Our network of partners, delivery bodies and agencies are central to delivering much of our policy.
Defra’s ‘delivery landscape’ collectively describes the large number of diverse bodies that help Defra deliver its strategic objectives. It is large and complex and needs to be understood from many different perspectives. The map enables everyone in both Defra and the wider Defra Network to see a clear and simple picture of all our delivery bodies and how they fit together.
- Delivery landscape map (PDF 200 KB)
The main types of sponsored body are Defra’s Executive Agencies, and Non departmental public bodies (NPDBs) which includes Executive Non-Departmental Public Bodies, Advisory Non-Departmental Public Bodies (ANDPBs) and Levy Boards.
The Cabinet Office requires all government departments to provide details about their public bodies on an annual basis. The Cabinet Office publishes a summary of this information for all departments, and departments are also required to publish more detailed information about their bodies.
The information required by the Cabinet Office for both parts of this only applies to Executive and Advisory Non Departmental Public Bodies, and Tribunals. It does not include Executive Agencies or ad-hoc advisory bodies. The Cabinet Office also require departments to publish details of their NDPBs separately.
- Cabinet Office Public bodies information
- Defra’s Public Bodies at 31 March 2009 (PDF 1.5 MB)
- Summary table of Defra’s public bodies at March 31 2009 (PDF 170 KB)
Information and guidance to people working with or in Defra’s Executive Agencies and the wide range of Non Departmental Public Bodies (NDPBs) who work with Defra:
- Governance and Sponsorship Guidance
- Executive agency ownership boards and reviews
- Board Members and Appointments
Review of Arm’s Length Bodies
The government is introducing legislation to increase the accountability of public bodies and reduce their numbers and costs. Defra’s network, in common with Arms Length Bodies across the whole of government, is being reviewed to see what is it that it does that only government can do. The aim is to increase transparency and accountability and to reduce numbers and cost. Defra currently has over 90 Arm’s Length bodies, and a number of decisions about the future of some of them have already been taken and announced publicly. Work to review the rest is still ongoing and further announcements are expected in due course.

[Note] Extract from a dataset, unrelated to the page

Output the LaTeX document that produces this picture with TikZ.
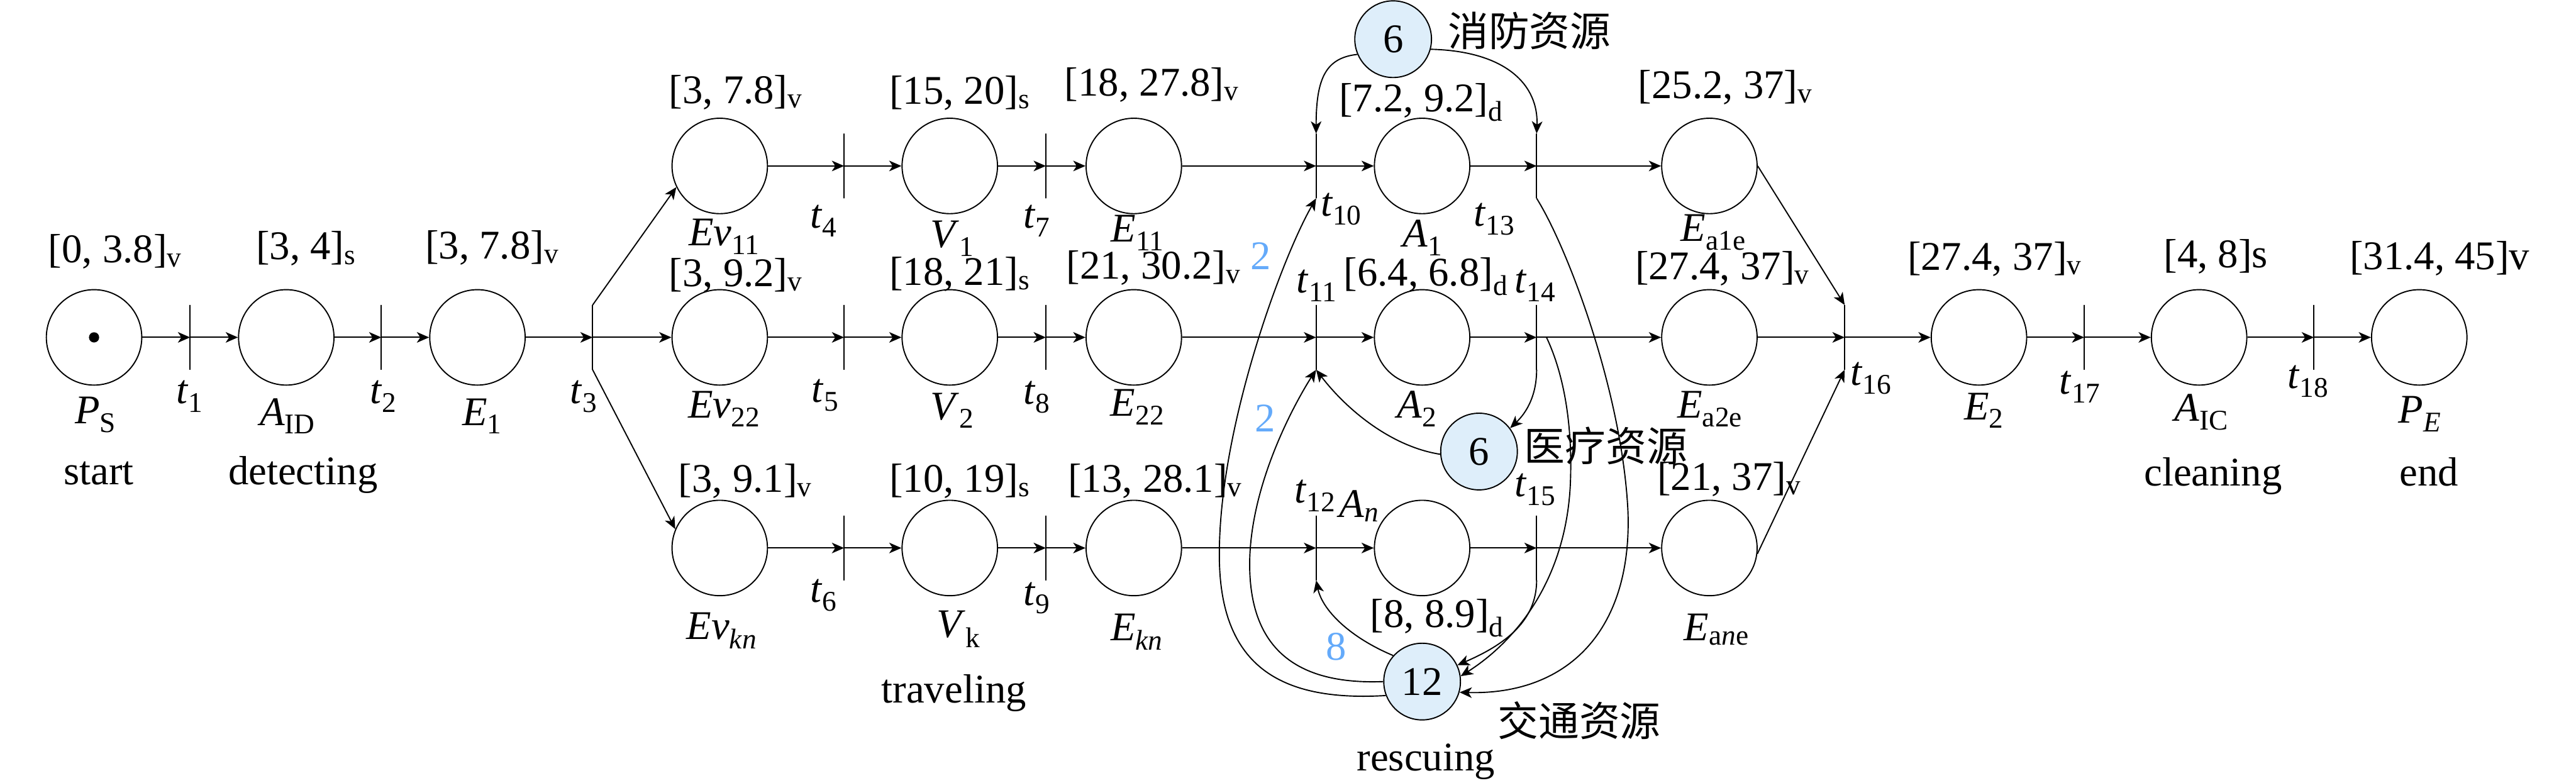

Early outcomes of the review already announced include the abolition of the Commission for Rural Communities; the 15 Agricultural Wages Committees, the 16 Agricultural Dwelling House Advisory Committees and the Committee on Agricultural Valuation; the Inland Waterways Advisory Council; and the Commons Commissioners. Other announcements include the merger of Animal Health and Veterinary Laboratories Agency, the withdrawal of funding for the Sustainable Development Commission and the transfer of non-safety-related food labelling and composition policy, previously with the Food Standards Agency, to the Department.